Rams up, don't shoot.
Five players for the St. Louis Rams took the field at the Edward Jones Dome Sunday with their arms raised in a symbol of solidarity with Ferguson, where an unarmed black teen was fatally shot by police in August.FOX 2 (KTVI) that he, Tavon Austin, Stedman Bailey, Chris Givens and Jared Cook gave the "hands up, don't shoot" gesture to show support for Ferguson, not to choose sides in the national debate over racism and police brutality ignited after the shooting death of Michael Brown.
The gesture of surrender and the "Hands Up, Don't Shoot" rallying cry gained popularity in the protests following Brown's death after witnesses said Ferguson Police officer Darren Wilson shoot while Brown's hands were raised. But there's little certainty about the actual location of Brown's arms or the meaning of the gesture before his death. After the grand jury decided not to file charges against Wilson, testimony transcripts released to the media show that witnesses disagree over Brown's final moments.
The St. Louis Police Officers Association condemned the action and said it would ask the NFL and the team for an apology.
"I'd remind the NFL and their players that it is not the violent thugs burning down buildings that buy their advertisers' products. It's cops and the good people of St. Louis and other NFL towns that do," said Jeff Roorda, the association's business manager. "Somebody needs to throw a flag on this play. If it's not the NFL and the Rams, then it'll be cops and their supporters."
Update, 11 a.m.: The NFL says the Rams players who made the "Hands Up, Don't Shoot" gesture will not be punished.
Brian McCarthy, the NFL's VP of communications, released a statement Monday: "We respect and understand the concerns of all individuals who have expressed views on this tragic situation." End of update.
The police officer association released this statement:
The St. Louis Police Officers Association is profoundly disappointed with the members of the St. Louis Rams football team who chose to ignore the mountains of evidence released from the St. Louis County Grand Jury this week and engage in a display that police officers around the nation found tasteless, offensive and inflammatory.
Five members of the Rams entered the field today exhibiting the "hands-up-don't-shoot" pose that has been adopted by protestors who accused Ferguson Police Officer Darren Wilson of murdering Michael Brown. The gesture has become synonymous with assertions that Michael Brown was innocent of any wrongdoing and attempting to surrender peacefully when Wilson, according to some now-discredited witnesses, gunned him down in cold blood.
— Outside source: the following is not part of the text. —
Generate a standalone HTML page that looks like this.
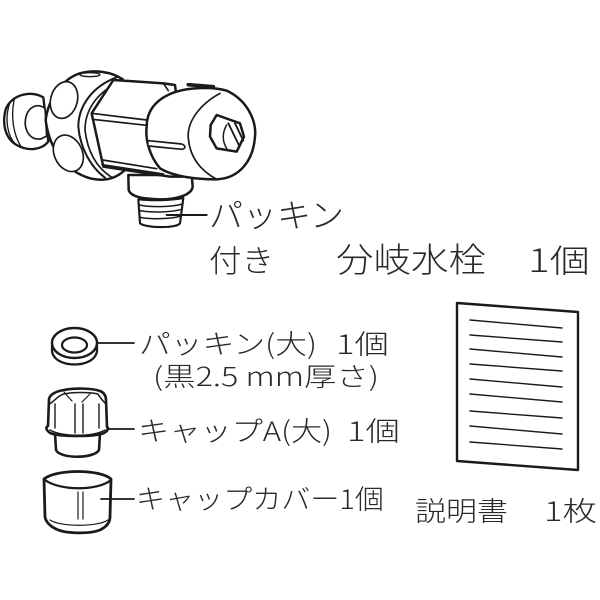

SLPOA Business Manager Jeff Roorda said, "Now that the evidence is in and officer Wilson's account has been verified by physical and ballistic evidence as well as eye-witness testimony, which led the grand jury to conclude that no probable cause existed that Wilson engaged in any wrongdoing, it is unthinkable that hometown athletes would so publicly perpetuate a narrative that has been disproven over-and-over again."
Roorda was incensed that the Rams and the NFL would tolerate such behavior and called it remarkably hypocritical. "All week long, the Rams and the NFL were on the phone with the St. Louis Police Department asking for assurances that the players and the fans would be kept safe from the violent protesters who had rioted, looted, and burned buildings in Ferguson. Our officers have been working 12 hour shifts for over a week, they had days off including Thanksgiving cancelled so that they could defend this community from those on the streets that perpetuate this myth that Michael Brown was executed by a brother police officer and then, as the players and their fans sit safely in their dome under the watchful protection of hundreds of St. Louis's finest, they take to the turf to call a now-exonerated officer a murderer, that is way out-of-bounds, to put it in football parlance," Roorda said.
The SLPOA is calling for the players involved to be disciplined and for the Rams and the NFL to deliver a very public apology. Roorda said he planned to speak to the NFL and the Rams to voice his organization's displeasure tomorrow. He also plans to reach out to other police organizations in St. Louis and around the country to enlist their input on what the appropriate response from law enforcement should be. Roorda warned, "I know that there are those that will say that these players are simply exercising their First Amendment rights. Well I've got news for people who think that way, cops have first amendment rights too, and we plan to exercise ours. I'd remind the NFL and their players that it is not the violent thugs burning down buildings that buy their advertiser's products. It's cops and the good people of St. Louis and other NFL towns that do. Somebody needs to throw a flag on this play. If it's not the NFL and the Rams, then it'll be cops and their supporters."
You could say the "Hands Up, Don't Shoot" pregame stunt was a good-luck charm for the Rams, who stomped the Oakland Raiders 52-0 in the second-largest margin of victory in the franchise's history.